El hombre contemporáneo no puede ahorrarse el recorrido de su experiencia a través de su desierto particular solo porque tenga la certeza de que por el camino lloverá maná

Me resulta difícil hablar de la Navidad si no es sobre el fondo negro sobre el que se dibuja, porque no entiendo el misterio de la salvación si no comprendo de qué he sido salvado. A veces parece que son los demás los que tienen que salvarse, porque resulta mucho más sencillo hablar de la necesidad de salvación de los otros que de la propia. Pero ocultando la necesidad, la mía, se difumina también la respuesta. El hombre contemporáneo no puede ahorrarse el recorrido de su experiencia a través de su desierto particular solo porque tenga la certeza de que por el camino lloverá maná y al final habrá un oasis donde saciar la sed. Erik Varden se lamenta de que «el discurso cristiano a menudo comienza desde el lado opuesto, desde la noción de trascendencia, olvidando que nociones como ‘gracia´, ‘pecado’, ‘redención’, incluso ‘Dios’, han llegado a ser en gran parte carentes de sentido para nuestro mundo, que los percibe como jeroglíficos de una etapa sobrepasada de la evolución cultural». Si el misterio de la salvación tiene un sentido, si no muere en el pasado, es porque es reconocible aquí y ahora.
El negro de aquel crisma de Adviento hoy cobra el sentido que entonces no supe ver. En lo negro, y no en el abeto, se encontraba el mensaje. No era lo negro lo que había que salvar, sino nuestra visión sobre lo oscuro.
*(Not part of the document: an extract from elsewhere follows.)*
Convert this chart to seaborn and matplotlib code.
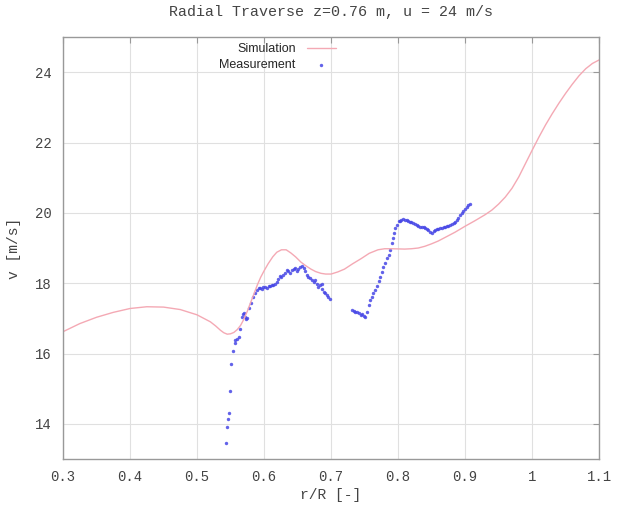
import numpy as np
import pandas as pd
import matplotlib
matplotlib.use("Agg")
import matplotlib.pyplot as plt
import seaborn as sns

# ---- data ----
sim_x = [0.300, 0.325, 0.350, 0.375, 0.400, 0.425, 0.450, 0.475, 0.500, 0.510,
         0.520, 0.528, 0.535, 0.540, 0.545, 0.550, 0.555, 0.560, 0.565, 0.570,
         0.575, 0.582, 0.590, 0.595, 0.600, 0.606, 0.613, 0.619, 0.626, 0.633,
         0.640, 0.647, 0.655, 0.662, 0.670, 0.677, 0.685, 0.692, 0.700, 0.710,
         0.720, 0.732, 0.745, 0.757, 0.770, 0.780, 0.790, 0.810, 0.820, 0.830,
         0.840, 0.850, 0.860, 0.870, 0.885, 0.900, 0.915, 0.930, 0.940, 0.950,
         0.960, 0.970, 0.980, 0.990, 1.000, 1.010, 1.020, 1.030, 1.040, 1.050,
         1.060, 1.070, 1.080, 1.090, 1.100]
sim_v = [16.62, 16.85, 17.03, 17.17, 17.28, 17.33, 17.32, 17.25, 17.10, 17.00,
         16.90, 16.78, 16.66, 16.59, 16.55, 16.56, 16.60, 16.68, 16.80, 16.98,
         17.20, 17.55, 17.95, 18.17, 18.35, 18.55, 18.75, 18.88, 18.95, 18.95,
         18.86, 18.75, 18.60, 18.50, 18.40, 18.33, 18.28, 18.26, 18.26, 18.32,
         18.40, 18.55, 18.70, 18.85, 18.95, 18.98, 18.98, 18.97, 18.98, 19.00,
         19.05, 19.12, 19.20, 19.30, 19.45, 19.62, 19.78, 19.95, 20.08, 20.25,
         20.45, 20.70, 21.02, 21.40, 21.78, 22.15, 22.50, 22.82, 23.12, 23.40,
         23.66, 23.90, 24.10, 24.25, 24.35]

meas_x = [0.543, 0.544, 0.546, 0.548, 0.549, 0.551, 0.553, 0.556, 0.557, 0.559,
          0.562, 0.564, 0.567, 0.569, 0.570, 0.572, 0.573, 0.574, 0.578, 0.581,
          0.584, 0.587, 0.589, 0.592, 0.594, 0.597, 0.599, 0.602, 0.604, 0.607,
          0.609, 0.612, 0.614, 0.617, 0.619, 0.621, 0.624, 0.626, 0.629, 0.631,
          0.634, 0.636, 0.639, 0.641, 0.644, 0.646, 0.649, 0.651, 0.654, 0.656,
          0.659, 0.661, 0.664, 0.666, 0.669, 0.671, 0.674, 0.676, 0.679, 0.681,
          0.684, 0.686, 0.687, 0.689, 0.691, 0.694, 0.696, 0.699,
          0.731, 0.734, 0.736, 0.739, 0.741, 0.744, 0.746, 0.749, 0.751, 0.753,
          0.756, 0.758, 0.761, 0.763, 0.766, 0.768, 0.771, 0.773, 0.776, 0.778,
          0.781, 0.783, 0.786, 0.788, 0.791, 0.793, 0.794, 0.796, 0.798, 0.801,
          0.803, 0.805, 0.808, 0.810, 0.813, 0.815, 0.818, 0.820, 0.823, 0.825,
          0.828, 0.830, 0.833, 0.835, 0.838, 0.840, 0.843, 0.845, 0.848, 0.850,
          0.853, 0.855, 0.858, 0.860, 0.863, 0.865, 0.868, 0.870, 0.873, 0.875,
          0.878, 0.880, 0.883, 0.885, 0.888, 0.890, 0.893, 0.895, 0.897, 0.900,
          0.903, 0.905, 0.907]
meas_v = [13.45, 13.92, 14.13, 14.32, 14.92, 15.70, 16.08, 16.30, 16.37, 16.41,
          16.46, 16.69, 17.05, 17.12, 17.15, 17.05, 16.98, 17.00, 17.30, 17.44,
          17.62, 17.73, 17.80, 17.85, 17.86, 17.84, 17.89, 17.88, 17.86, 17.93,
          17.91, 17.96, 17.94, 17.98, 18.03, 18.13, 18.21, 18.18, 18.23, 18.30,
          18.37, 18.34, 18.28, 18.37, 18.41, 18.42, 18.35, 18.41, 18.45, 18.48,
          18.42, 18.35, 18.24, 18.19, 18.14, 18.09, 18.04, 18.09, 17.99, 17.89,
          17.94, 17.99, 17.84, 17.76, 17.72, 17.67, 17.62, 17.55,
          17.24, 17.22, 17.19, 17.17, 17.14, 17.10, 17.12, 17.08, 17.05, 17.19,
          17.38, 17.52, 17.62, 17.71, 17.81, 17.92, 18.05, 18.17, 18.33, 18.47,
          18.57, 18.71, 18.81, 18.95, 19.14, 19.28, 19.43, 19.57, 19.66, 19.76,
          19.78, 19.80, 19.82, 19.81, 19.80, 19.78, 19.75, 19.73, 19.70, 19.68,
          19.65, 19.63, 19.61, 19.60, 19.59, 19.56, 19.53, 19.50, 19.46, 19.44,
          19.49, 19.51, 19.53, 19.54, 19.56, 19.58, 19.59, 19.60, 19.62, 19.63,
          19.65, 19.67, 19.70, 19.74, 19.80, 19.86, 19.94, 20.00, 20.06, 20.11,
          20.17, 20.21, 20.25]

x_ticks = [0.3, 0.4, 0.5, 0.6, 0.7, 0.8, 0.9, 1.0, 1.1]
x_ticklabels = ["0.3", "0.4", "0.5", "0.6", "0.7", "0.8", "0.9", "1", "1.1"]
y_ticks = [14, 16, 18, 20, 22, 24]

sim_df = pd.DataFrame({"r": sim_x, "v": sim_v})
meas_df = pd.DataFrame({"r": meas_x, "v": meas_v})

sns.set_style("white")
mono = "Liberation Mono"

fig = plt.figure(figsize=(6.3, 5.08), dpi=100)
ax = fig.add_axes([0.1, 0.0965, 0.851, 0.8305])

sns.lineplot(data=sim_df, x="r", y="v", ax=ax, color="#f4a9b4", linewidth=1.0,
             sort=False, estimator=None, label="Simulation")
sns.scatterplot(data=meas_df, x="r", y="v", ax=ax, color="#4646e6", s=6,
                marker="o", linewidth=0, alpha=0.85, label="Measurement")

ax.set_xlim(0.3, 1.1)
ax.set_ylim(13, 25)
ax.set_xticks(x_ticks)
ax.set_xticklabels(x_ticklabels)
ax.set_yticks(y_ticks)
ax.grid(True, color="#e0e0e0", linewidth=0.8)
ax.tick_params(direction="in", top=True, right=True, length=4, color="#999999",
               labelsize=10, labelcolor="#444444", pad=8)
for lab in ax.get_xticklabels() + ax.get_yticklabels():
    lab.set_family(mono)
for sp in ax.spines.values():
    sp.set_color("#999999")
    sp.set_linewidth(1.0)

ax.set_xlabel("r/R [-]", family=mono, fontsize=10.5, color="#444444", labelpad=3)
ax.set_ylabel("v [m/s]", family=mono, fontsize=10.5, color="#444444", labelpad=10)
ax.set_title("Radial Traverse z=0.76 m, u = 24 m/s", family=mono, fontsize=10.8,
             color="#444444", pad=15)

ax.legend(loc="upper center", bbox_to_anchor=(0.4, 1.012), frameon=False,
          markerfirst=False, handlelength=2.3, handletextpad=0.9,
          labelspacing=0.3, prop={"family": "Liberation Sans", "size": 9})

fig.savefig("out.png", dpi=100)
El negro no es ausencia de luz, es el color que contiene todos los colores. El todo del que nacen las cosas

Al negro hay que volver, y eso entiendo que es el misterio de la Navidad: el camino de retorno a lo negro. Un negro más negro que la oscuridad, un negro que no es noche. Profundo detrás del fondo, al otro lado de la nada. Que no es la oscuridad, que es la base de todo lo demás. Un negro insondable, el suelo de una fosa abisal, la roca sobre la que apoyan las columnas del mundo. El negro no es ausencia de luz, es el color que contiene todos los colores. El todo del que nacen las cosas. Y solo sobre ese fondo, sobre el color imposible, podía brillar de verdad, en la noche, lo más pequeño e insignificante. El signo de la victoria tenía que ser lo mínimo sobre el máximo fondo. Y así fue, y sigue siendo, y lo seguirá siendo, porque hay un fondo tan profundo que fue antes del tiempo, tan denso que precedió el instante, tan sólido que soporta la historia. Era un negro lejano, sin volumen ni textura, que lo ocupaba todo. Tuvo la infinita caridad de hacerse visible, tocable, pequeño y, por eso, vulnerable. Se puso al alcance y se dejó perder al juego del «pilla-pilla» para que pudiésemos tocarlo. Pero ganar no es vencer, y cuando creímos haberlo agarrado, cuando su forma de luz y de color reposó en nuestras manos, entonces el brillo y el oropel se hicieron líquidos para escaparse entre los dedos y volver al negro infinito, para que siguiésemos creciendo, estirando nuestra piel y ensanchando nuestro límite.
Lo que brilla es por caridad hacia los que, entre tiempo y tiempo, en la tensión de la espera, necesitamos consuelo. Pero ni es el premio, ni es la razón, ni es el fin. En la calle de atrás, donde las luces ya no brillan, hay algo que se compadece de las sombras, que se hace más negro que la noche para que todo, hasta lo menos luminoso, recupere su luz y su esplendor para nosotros.